Amtrak offers commuter rail service via the Virginia Railway Express. Major stops are in Manassas, Franconia-Springfield, and Fredericksburg. Also, if you are getting into Virginia from Maryland and Washington DC, it is very easy. You can either take the Metro Rail or the Metro Bus.
Virginia is connected by secondary roads and Interstate highways to the surrounding states. It boasts well-maintained major highways; and with thousands of miles of scenic byways, so you can plan a road trip in Virginia easily!
How to Get Around
Explore on your own and drive on Virginia’s scenic routes. The Virginia Tourism Corporation distributes a detailed state road map as well as one that highlights the scenic drives. Public transportation is also relatively abundant in the Northern Virginia suburbs neighbouring Washington DC.
Amtrak trains run from Norfolk/Newport News to Richmond and out to the western panhandle. Trains also run north and south between Richmond and the Northern Virginia/DC area. A third major line runs from the western panhandle, north through Charlottesville, and up to Northern Virginia.

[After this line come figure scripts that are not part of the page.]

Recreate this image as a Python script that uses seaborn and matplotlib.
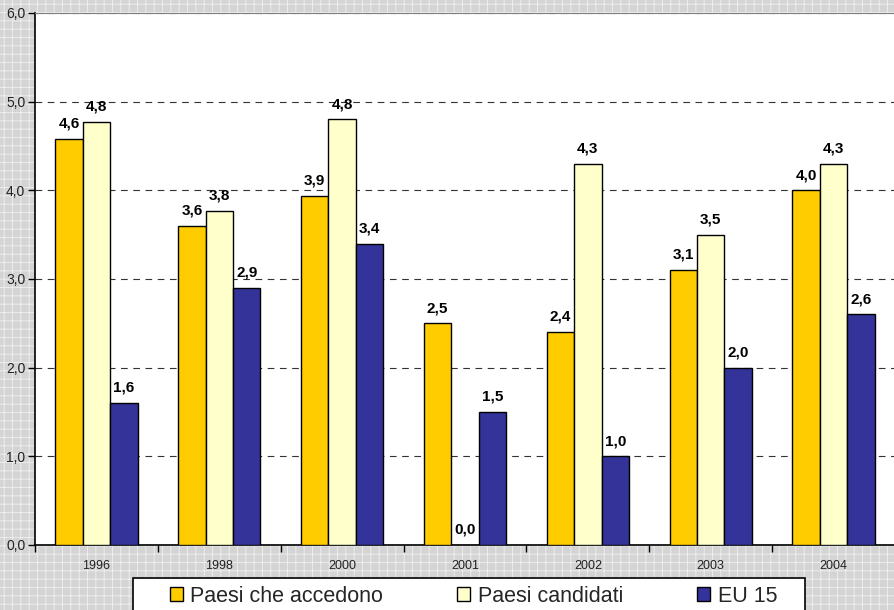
import numpy as np
import pandas as pd
import matplotlib
matplotlib.use("Agg")
import matplotlib.pyplot as plt
from matplotlib.patches import Rectangle
import seaborn as sns

# dati
anni = ["1996", "1998", "2000", "2001", "2002", "2003", "2004"]
accedono = [4.58, 3.6, 3.94, 2.5, 2.4, 3.1, 4.0]
candidati = [4.77, 3.77, 4.8, 0.0, 4.3, 3.5, 4.3]
eu15 = [1.6, 2.9, 3.4, 1.5, 1.0, 2.0, 2.6]
serie = ["Paesi che accedono", "Paesi candidati", "EU 15"]
colori = ["#FFCC00", "#FFFFCC", "#333399"]

df = pd.DataFrame({
    "anno": anni * 3,
    "valore": accedono + candidati + eu15,
    "serie": [serie[0]] * 7 + [serie[1]] * 7 + [serie[2]] * 7,
})

sns.set_style("white")
plt.rcParams['font.family'] = ['Liberation Sans', 'DejaVu Sans']
plt.rcParams['hatch.linewidth'] = 0.6

fig = plt.figure(figsize=(8.95, 6.1), dpi=100)
fig.patch.set_facecolor("#d4d4d4")
fig.patch.set_edgecolor("#f0f0f0")
fig.patch.set_hatch("++")
ax = fig.add_axes([35 / 895, 1 - 545 / 610, 1 - 35 / 895, (545 - 13) / 610])
ax.set_facecolor("white")

sns.barplot(data=df, x="anno", y="valore", hue="serie", palette=colori,
            width=0.67, gap=0, edgecolor="black", linewidth=1,
            saturation=1, ax=ax, legend=True, zorder=3)

for cont, vals in zip(ax.containers, [accedono, candidati, eu15]):
    ax.bar_label(cont, labels=[f"{v:.1f}".replace(".", ",") for v in vals],
                 padding=6, fontsize=11, fontweight="bold", color="black", zorder=4)

ax.set_ylim(0, 6)
ax.set_xlim(-0.5, 6.5)
ax.set_yticks(np.arange(0, 7, 1))
ax.set_yticklabels([f"{v:.1f}".replace(".", ",") for v in np.arange(0, 7, 1)], fontsize=10)
ax.tick_params(axis="y", direction="out", length=5, width=1, color="black", pad=2, left=True,
               labelcolor="#222222")
ax.set_xticks(range(7))
ax.set_xticklabels(anni, fontsize=9)
ax.tick_params(axis="x", which="major", length=0, pad=11, labelcolor="#222222")
ax.set_xticks(np.arange(-0.5, 7, 1), minor=True)
ax.tick_params(axis="x", which="minor", direction="out", length=5, width=1, color="black", bottom=True)
ax.yaxis.grid(True, linestyle=(0, (6, 5)), color="#333333", linewidth=0.8, zorder=0)
ax.set_axisbelow(True)
ax.set_xlabel("")
ax.set_ylabel("")
for s in ["left", "bottom"]:
    ax.spines[s].set_color("black")
    ax.spines[s].set_linewidth(1.2)
ax.spines["top"].set_color("#808080")
ax.spines["right"].set_visible(False)

# legenda
handles, labels = ax.get_legend_handles_labels()
ax.get_legend().remove()
box = Rectangle((133 / 895, -0.02), 672 / 895, 32 / 610 + 0.02, transform=fig.transFigure,
                facecolor="white", edgecolor="black", linewidth=1.2, zorder=5)
fig.patches.append(box)
leg = fig.legend(handles, labels, loc="center", bbox_to_anchor=(0.529, 0.0225),
                 ncol=3, fontsize=15.5, frameon=False,
                 handlelength=0.6, handleheight=0.6, handletextpad=0.35,
                 columnspacing=3.45, borderpad=0, borderaxespad=0)
leg.set_zorder(6)

fig.savefig("out.png", dpi=100, facecolor=fig.get_facecolor())
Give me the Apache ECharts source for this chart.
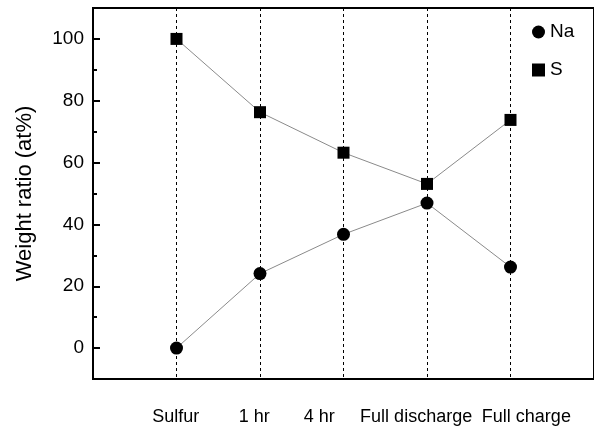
<!DOCTYPE html>
<html>
<head>
<meta charset="utf-8">
<script src="https://cdn.jsdelivr.net/npm/echarts@6/dist/echarts.min.js"></script>
<style>
  html, body { margin: 0; padding: 0; background: #fff; }
  #chart { width: 594px; height: 430px; }
</style>
</head>
<body>
<div id="chart"></div>
<script>
const categories = ['Sulfur', '1 hr', '4 hr', 'Full discharge', 'Full charge']
const naValues = [0, 24.1, 36.8, 46.9, 26.2]
const sValues = [100, 76.3, 63.2, 53.1, 73.8]
const yMajorTicks = [0, 20, 40, 60, 80, 100]
const yMinorTicks = [10, 30, 50, 70, 90]
// labels in the source sit a bit off their dashed lines (in x units)
const labelShift = [-0.01, -0.07, -0.29, -0.13, 0.19]

const font = '"Liberation Sans", Arial, sans-serif'
const chart = echarts.init(document.getElementById('chart'))

const xIdx = categories.map((c, i) => i + 1)
const labelPos = xIdx.map((v, i) => v + labelShift[i])

chart.setOption({
  animation: false,
  grid: {
    left: 93, right: -4, top: 8, bottom: 51,
    show: true, borderColor: '#000', borderWidth: 2
  },
  legend: {
    orient: 'vertical',
    left: 527, top: 17,
    itemWidth: 13, itemHeight: 13, itemGap: 18,
    textStyle: { fontFamily: font, fontSize: 19, color: '#000', lineHeight: 20 },
    data: [{ name: 'Na', icon: 'circle' }, { name: 'S', icon: 'rect' }]
  },
  xAxis: [
    {
      type: 'value', min: 0, max: 6, interval: 1,
      axisLine: { onZero: false, lineStyle: { color: '#000', width: 2 } },
      axisTick: { show: false },
      axisLabel: { show: false },
      splitLine: { show: true, lineStyle: { color: '#000', width: 1, type: [3, 3] } }
    },
    {
      type: 'value', min: 0, max: 6, position: 'bottom',
      axisLine: { show: false, onZero: false },
      axisTick: { show: false },
      splitLine: { show: false },
      axisLabel: {
        customValues: labelPos,
        margin: 29,
        fontFamily: font, fontSize: 18, color: '#000',
        formatter: v => {
          let best = 0
          labelPos.forEach((p, i) => { if (Math.abs(p - v) < Math.abs(labelPos[best] - v)) best = i })
          return categories[best]
        }
      }
    }
  ],
  yAxis: [
    {
      type: 'value', min: -10, max: 110, interval: 10,
      name: 'Weight ratio (at%)',
      nameLocation: 'middle', nameGap: 57,
      nameTextStyle: { fontFamily: font, fontSize: 22, color: '#000' },
      axisLine: { show: true, lineStyle: { color: '#000', width: 2 } },
      axisTick: { show: true, inside: true, length: 7, customValues: yMajorTicks, lineStyle: { color: '#000', width: 2 } },
      axisLabel: { customValues: yMajorTicks, margin: 9, fontFamily: font, fontSize: 19, color: '#000' },
      splitLine: { show: false }
    },
    {
      type: 'value', min: -10, max: 110, position: 'left',
      axisLine: { show: false },
      axisTick: { show: true, inside: true, length: 4, customValues: yMinorTicks, lineStyle: { color: '#000', width: 2 } },
      axisLabel: { show: false },
      splitLine: { show: false }
    }
  ],
  series: [
    {
      name: 'Na', type: 'line',
      data: xIdx.map((x, i) => [x, naValues[i]]),
      symbol: 'circle', symbolSize: 13,
      itemStyle: { color: '#000' },
      lineStyle: { color: '#8a8a8a', width: 1 }
    },
    {
      name: 'S', type: 'line',
      data: xIdx.map((x, i) => [x, sValues[i]]),
      symbol: 'rect', symbolSize: 12,
      itemStyle: { color: '#000' },
      lineStyle: { color: '#8a8a8a', width: 1 }
    }
  ]
})
</script>
</body>
</html>
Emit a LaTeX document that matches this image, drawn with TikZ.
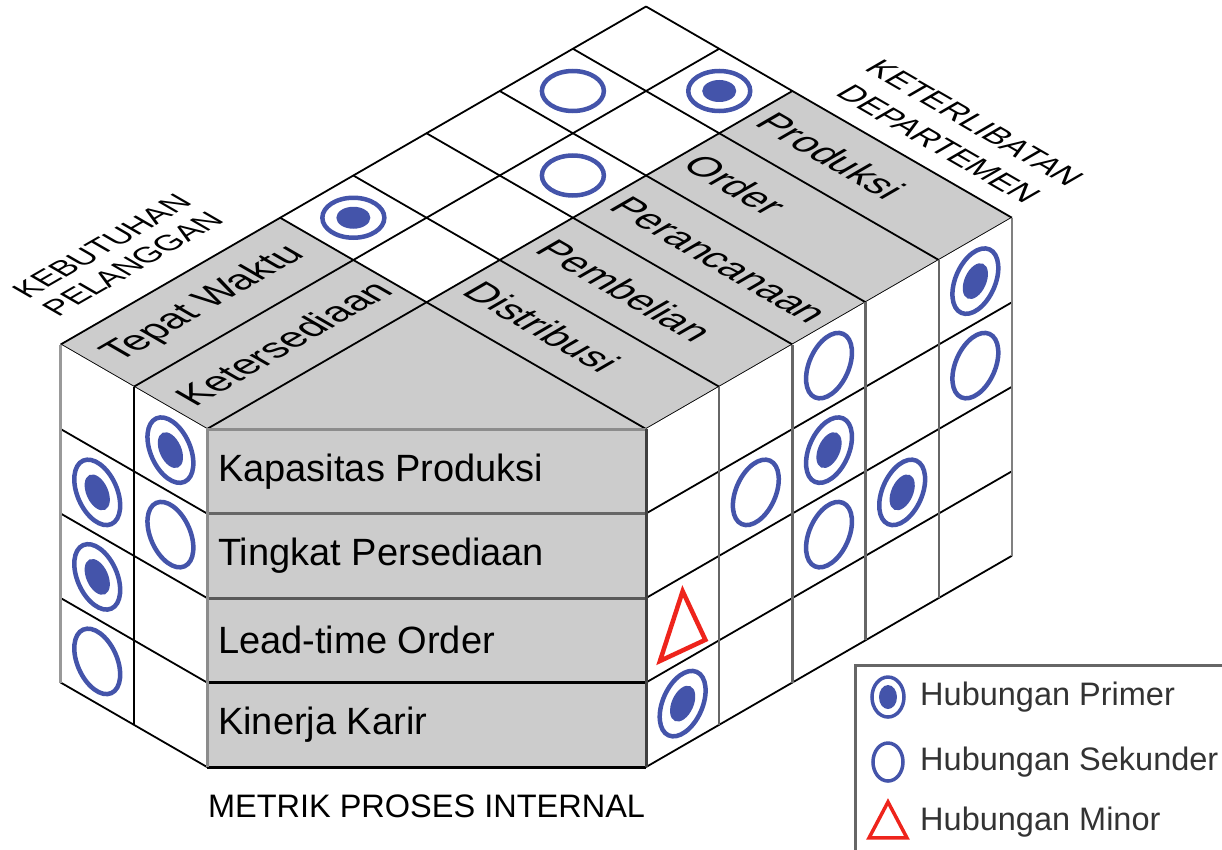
\documentclass[tikz,border=0pt]{standalone}
\usepackage{fontspec}
\setmainfont{Liberation Sans}
\definecolor{roofgray}{RGB}{204,204,204}
\definecolor{relblue}{RGB}{68,84,170}
\definecolor{relred}{RGB}{238,36,28}
\tikzset{
  grid line/.style={line width=1.8pt,black},
  wall edge/.style={line width=2.5pt,black!60},
  face line/.style={line width=3pt},
  relring/.style={draw=relblue,line width=4.5pt},
  reldot/.style={fill=relblue},
  on roof/.style={cm={0.866,0.5,-0.866,0.5,(0,0)}},
  on left/.style={cm={-0.866,0.5,0,1,(0,0)}},
  on right/.style={cm={0.866,0.5,0,1,(5.196,0)}},
  primary/.pic={\path[relring] (0,0) ellipse [x radius=31pt,y radius=20pt];
    \path[reldot] (0,0) ellipse [x radius=17pt,y radius=11pt];},
  secondary/.pic={\path[relring] (0,0) ellipse [x radius=31pt,y radius=20pt];},
  roof label/.style={transform shape,inner sep=0pt,anchor=west,font=\fontsize{39}{40}\selectfont},
  row label/.style={inner sep=0pt,anchor=west,font=\fontsize{38}{40}\selectfont},
  legend label/.style={inner sep=0pt,anchor=west,text=black!80,font=\fontsize{32.5}{34}\selectfont}
}
\begin{document}
\begin{tikzpicture}[x=84.5pt,y=84.5pt]
\useasboundingbox (-2.4497,-4.9704) rectangle (12.0118,5.0769);
\begin{scope}[on roof]
  \fill[roofgray] (0,0) -- (3,0) -- (3,2) -- (0,2) -- cycle;
  \fill[roofgray] (3,-3) -- (8,-3) -- (8,0) -- (3,0) -- cycle;
  \fill[roofgray] (0,0) -- (3,0) -- (3,-3) -- cycle;
  \foreach \t in {0,1,2} \draw[grid line] (0,\t) -- (8,\t);
  \foreach \s in {3,...,8} \draw[grid line] (\s,-3) -- (\s,2);
  \draw[grid line] (0,0) -- (0,2) (3,-3) -- (8,-3);
  \coordinate (rp1) at (3.5,1.5);
  \coordinate (rp2) at (7.5,0.5);
  \coordinate (rs1) at (6.5,1.5);
  \coordinate (rs2) at (5.5,0.5);
  \node[roof label] (tepat) at (0.18,1.5) {Tepat Waktu};
  \node[roof label] (sedia) at (0.18,0.5) {Ketersediaan};
  \foreach \s/\name in {3/Distribusi,4/Pembelian,5/Perancanaan,6/Order,7/Produksi}
    \node[roof label,rotate=-90] (dept\s) at (\s+0.5,-0.13) {\name};
  \node[roof label,anchor=center,align=center,font=\fontsize{31}{35.5}\selectfont]
    (pelanggan) at (1.45,2.67) {KEBUTUHAN\\PELANGGAN};
  \node[roof label,anchor=center,align=center,rotate=-90,font=\fontsize{32}{42}\selectfont]
    (departemen) at (8.62,-1.63) {KETERLIBATAN\\DEPARTEMEN};
\end{scope}
\begin{scope}[on left]
  \fill[white] (0,0) -- (2,0) -- (2,-4) -- (0,-4) -- cycle;
  \foreach \z in {1,...,4} \draw[grid line] (0,-\z) -- (2,-\z);
  \draw[line width=2pt] (1,0) -- (1,-4);
  \draw[wall edge,black!40] (2,0) -- (2,-4);
  \coordinate (lp1) at (1.5,-1.5);
  \coordinate (lp2) at (1.5,-2.5);
  \coordinate (lp3) at (0.5,-0.5);
  \coordinate (ls1) at (1.5,-3.5);
  \coordinate (ls2) at (0.5,-1.5);
\end{scope}
\begin{scope}[on right]
  \fill[white] (0,0) -- (5,0) -- (5,-4) -- (0,-4) -- cycle;
  \foreach \z in {1,...,4} \draw[grid line] (0,-\z) -- (5,-\z);
  \foreach \s in {1,...,4} \draw[wall edge] (\s,0) -- (\s,-4);
  \draw[wall edge,black!50] (5,0) -- (5,-4);
  \coordinate (wp1) at (0.5,-3.5);
  \coordinate (wp2) at (2.5,-1.5);
  \coordinate (wp3) at (3.5,-2.5);
  \coordinate (wp4) at (4.5,-0.5);
  \coordinate (ws1) at (1.5,-1.5);
  \coordinate (ws2) at (2.5,-0.5);
  \coordinate (ws3) at (2.5,-2.5);
  \coordinate (ws4) at (4.5,-1.5);
  \draw[relred,line width=4.5pt] (0.5,-2.17) -- (0.81,-2.9) -- (0.19,-2.84) -- cycle;
\end{scope}
\fill[roofgray] (0,0) rectangle (5.196,-4);
\foreach \z/\c in {1/black!60,2/black!65,3/black,4/black}
  \draw[face line,\c] (0,-\z) -- (5.196,-\z);
\draw[face line,black!45] (0,-4) -- (0,0) -- (5.196,0);
\draw[face line,black!75] (5.196,0) -- (5.196,-4);
\foreach \z/\name in {1/Kapasitas Produksi,2/Tingkat Persediaan,3/Lead-time Order,4/Kinerja Karir}
  \node[row label] (row\z) at (0.13,0.5-\z) {\name};
\node[font=\fontsize{32.5}{34}\selectfont] (metrik) at (2.598,-4.4615) {METRIK PROSES INTERNAL};
\foreach \c in {rp1,rp2} \pic at (\c) {primary};
\foreach \c in {rs1,rs2} \pic at (\c) {secondary};
\foreach \c in {lp1,lp2,lp3} \pic[rotate=114,xscale=1.12,yscale=0.99] at (\c) {primary};
\foreach \c in {ls1,ls2} \pic[rotate=114,xscale=1.12,yscale=0.99] at (\c) {secondary};
\foreach \c in {wp1,wp2,wp3,wp4} \pic[rotate=66,xscale=1.12,yscale=0.99] at (\c) {primary};
\foreach \c in {ws1,ws2,ws3,ws4} \pic[rotate=66,xscale=1.12,yscale=0.99] at (\c) {secondary};
\draw[line width=3pt,black!60] (7.669,-5.2) rectangle (12.3,-2.793);
\coordinate (lg1) at (8.059,-3.172);
\coordinate (lg2) at (8.059,-3.941);
\coordinate (lg3) at (8.059,-4.651);
\path[relring,line width=3.5pt] (lg1) ellipse [x radius=16pt,y radius=20pt];
\path[reldot] (lg1) ellipse [x radius=9pt,y radius=12pt];
\path[relring,line width=3.5pt] (lg2) ellipse [x radius=15pt,y radius=19pt];
\draw[relred,line width=3.5pt] (lg3) ++(0,0.237) -- ++(0.225,-0.426) -- ++(-0.45,0) -- cycle;
\node[legend label] (leg1) at (8.438,-3.172) {Hubungan Primer};
\node[legend label] (leg2) at (8.438,-3.941) {Hubungan Sekunder};
\node[legend label] (leg3) at (8.438,-4.651) {Hubungan Minor};
\end{tikzpicture}
\end{document}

Some Things to See In Virginia
Shenandoah National Park
Located right in the heart of Virginia; Shenandoah National Park offers recreation like hiking, guided horseback rides and overnight stays in camps, cabins and lodges, to go along with its streams and majestic tree-lined forests. These 200,000 mountainous acres protects portions of the Blue Ridge Mountains, which range in height between 2,000 and 4,000 feet.
Experience the colonial life at this real-life replica of Williamsburg, Virginia which includes everything from restored and reconstructed buildings, replicated products, and costumed interpreters that bring the decades before the American Revolution back to life.
Virginia’s Natural Bridge is an enormous natural limestone arch with a height of over 200 feet and covering a distance of 90 feet. This natural bridge is the largest natural land bridge on the North American continent.
Situated in Luray, this natural wonder was discovered in 1878. This series of caves has ten-story high underground caverns, delicate stalagmites and an unusual “organ” made of rock formations.
This iconic American landmark is where George Washington lived for 45 years. Mount Vernon is a historic reminder of the legacy and life of George Washington. You can explore the estate and the reconstructions that give form to 18th-century plantation life mixed with modern-day functionality and features.
Best Time to Visit
The best time to visit Virginia is late April to mid-May as during spring you can enjoy the pleasant weather of the state. You’ll get lower prices and relatively comfortable temps during this season. Adding to that, In Northern Virginia, you can catch the cherry blossoms around the DC area. Fall season (between mid-September and November) is also an ideal time to visit when the temperatures have cooled down and Virginia puts on a show with miles of fall foliage.
Remember: Virginia’s peak season is late May to early September when you can experience oceanfront culture in full swing. The city and beach can get crowded during these months, plus room rates at beachfront hotels are generally higher between Memorial Day and Labor Day.
What to Eat
Known to be the Oyster Capital of the East Coast, and one of the top ten wine destinations in the world, Virginia offers you deeper food experience. It is bursting with local delicacies, historic foods, and incredible wine. Taste the history of Virginia, with its world-famous country ham, peanuts, wines, Brunswick stew, Rappahannock oysters, soft shell Crabs, trout, apple butter and Pimento Cheese. Thoughtfully selected flavours and carefully sourced local ingredients make each of these dishes culinary treasures here in Virginia.